[Start of Records for the task]
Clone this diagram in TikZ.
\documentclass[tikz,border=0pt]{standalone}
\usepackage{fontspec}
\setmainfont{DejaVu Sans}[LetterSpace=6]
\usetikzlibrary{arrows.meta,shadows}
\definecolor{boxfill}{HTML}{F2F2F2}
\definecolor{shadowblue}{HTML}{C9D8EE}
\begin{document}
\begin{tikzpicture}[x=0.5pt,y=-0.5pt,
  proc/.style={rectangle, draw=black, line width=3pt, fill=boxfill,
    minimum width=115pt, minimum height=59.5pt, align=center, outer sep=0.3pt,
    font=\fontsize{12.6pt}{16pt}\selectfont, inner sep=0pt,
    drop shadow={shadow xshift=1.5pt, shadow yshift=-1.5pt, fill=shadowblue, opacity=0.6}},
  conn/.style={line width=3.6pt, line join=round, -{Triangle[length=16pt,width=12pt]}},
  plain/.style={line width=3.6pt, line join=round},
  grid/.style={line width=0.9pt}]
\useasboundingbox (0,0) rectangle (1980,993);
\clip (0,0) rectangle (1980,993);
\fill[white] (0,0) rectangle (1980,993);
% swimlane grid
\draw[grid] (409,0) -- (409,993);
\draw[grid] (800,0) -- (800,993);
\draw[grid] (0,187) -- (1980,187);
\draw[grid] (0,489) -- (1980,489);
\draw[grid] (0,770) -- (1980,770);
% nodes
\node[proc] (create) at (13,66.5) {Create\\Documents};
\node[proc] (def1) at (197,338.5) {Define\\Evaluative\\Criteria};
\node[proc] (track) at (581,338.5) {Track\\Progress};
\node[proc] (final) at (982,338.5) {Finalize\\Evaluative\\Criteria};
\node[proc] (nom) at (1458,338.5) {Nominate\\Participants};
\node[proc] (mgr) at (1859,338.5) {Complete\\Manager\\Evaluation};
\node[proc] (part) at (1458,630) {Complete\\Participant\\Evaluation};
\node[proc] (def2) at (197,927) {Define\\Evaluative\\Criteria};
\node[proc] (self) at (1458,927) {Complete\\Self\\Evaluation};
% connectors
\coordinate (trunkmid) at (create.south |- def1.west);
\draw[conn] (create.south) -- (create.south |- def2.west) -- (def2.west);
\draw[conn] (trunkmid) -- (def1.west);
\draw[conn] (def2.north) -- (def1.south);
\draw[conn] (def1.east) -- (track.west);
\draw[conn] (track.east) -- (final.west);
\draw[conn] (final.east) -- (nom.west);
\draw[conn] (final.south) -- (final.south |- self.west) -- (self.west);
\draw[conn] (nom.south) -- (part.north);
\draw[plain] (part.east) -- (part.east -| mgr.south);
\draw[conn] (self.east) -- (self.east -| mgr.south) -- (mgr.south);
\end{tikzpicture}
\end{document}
[End of Records for the task]
[Start of Records for the task]
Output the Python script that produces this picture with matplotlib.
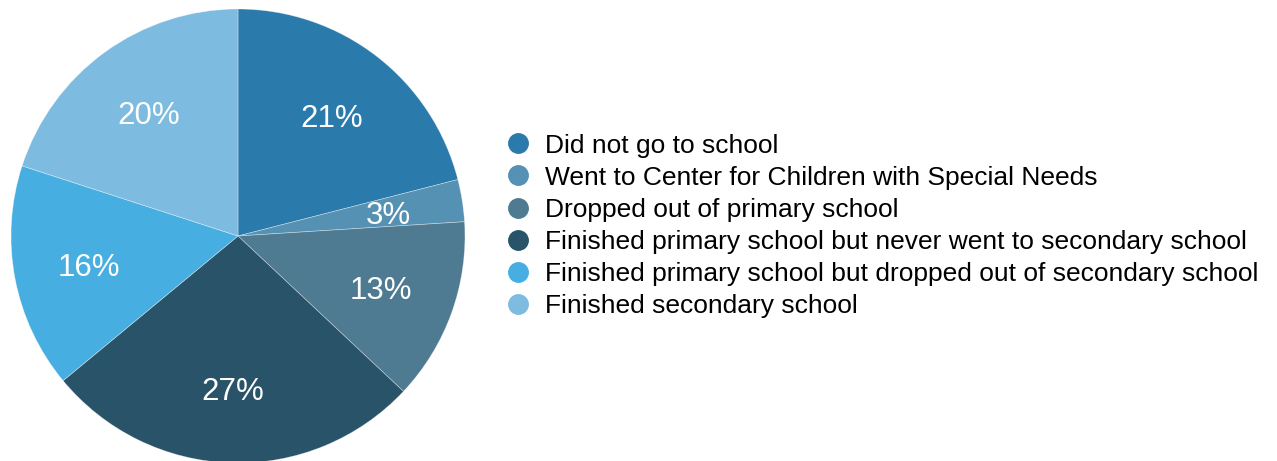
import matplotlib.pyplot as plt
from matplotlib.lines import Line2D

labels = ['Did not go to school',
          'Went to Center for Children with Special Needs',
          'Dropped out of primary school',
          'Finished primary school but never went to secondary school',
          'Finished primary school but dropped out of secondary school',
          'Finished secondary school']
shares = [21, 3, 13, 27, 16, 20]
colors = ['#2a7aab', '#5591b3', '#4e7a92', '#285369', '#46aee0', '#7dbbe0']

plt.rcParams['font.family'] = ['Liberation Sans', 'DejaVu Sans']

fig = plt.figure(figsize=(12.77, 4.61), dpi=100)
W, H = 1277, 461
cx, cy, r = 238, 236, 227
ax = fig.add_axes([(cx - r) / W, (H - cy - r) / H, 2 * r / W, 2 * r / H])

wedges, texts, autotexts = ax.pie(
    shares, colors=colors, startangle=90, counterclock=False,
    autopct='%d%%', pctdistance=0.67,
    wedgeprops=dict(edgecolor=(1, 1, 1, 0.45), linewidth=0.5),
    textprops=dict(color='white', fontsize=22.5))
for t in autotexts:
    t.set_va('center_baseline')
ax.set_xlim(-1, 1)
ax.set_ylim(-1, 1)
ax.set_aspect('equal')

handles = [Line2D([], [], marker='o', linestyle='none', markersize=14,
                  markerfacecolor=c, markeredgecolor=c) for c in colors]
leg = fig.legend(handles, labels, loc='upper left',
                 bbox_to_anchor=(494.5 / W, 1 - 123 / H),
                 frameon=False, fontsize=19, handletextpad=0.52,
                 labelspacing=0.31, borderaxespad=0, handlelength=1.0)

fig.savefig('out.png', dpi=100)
[End of Records for the task]
Print everything from the line with "Output the Python" down to the line with "ax = fig.add_axes([(cx" in the entries above, both lines included and nothing more, without the pictures.

Output the Python script that produces this picture with matplotlib.
import matplotlib.pyplot as plt
from matplotlib.lines import Line2D

labels = ['Did not go to school',
          'Went to Center for Children with Special Needs',
          'Dropped out of primary school',
          'Finished primary school but never went to secondary school',
          'Finished primary school but dropped out of secondary school',
          'Finished secondary school']
shares = [21, 3, 13, 27, 16, 20]
colors = ['#2a7aab', '#5591b3', '#4e7a92', '#285369', '#46aee0', '#7dbbe0']

plt.rcParams['font.family'] = ['Liberation Sans', 'DejaVu Sans']

fig = plt.figure(figsize=(12.77, 4.61), dpi=100)
W, H = 1277, 461
cx, cy, r = 238, 236, 227
ax = fig.add_axes([(cx - r) / W, (H - cy - r) / H, 2 * r / W, 2 * r / H])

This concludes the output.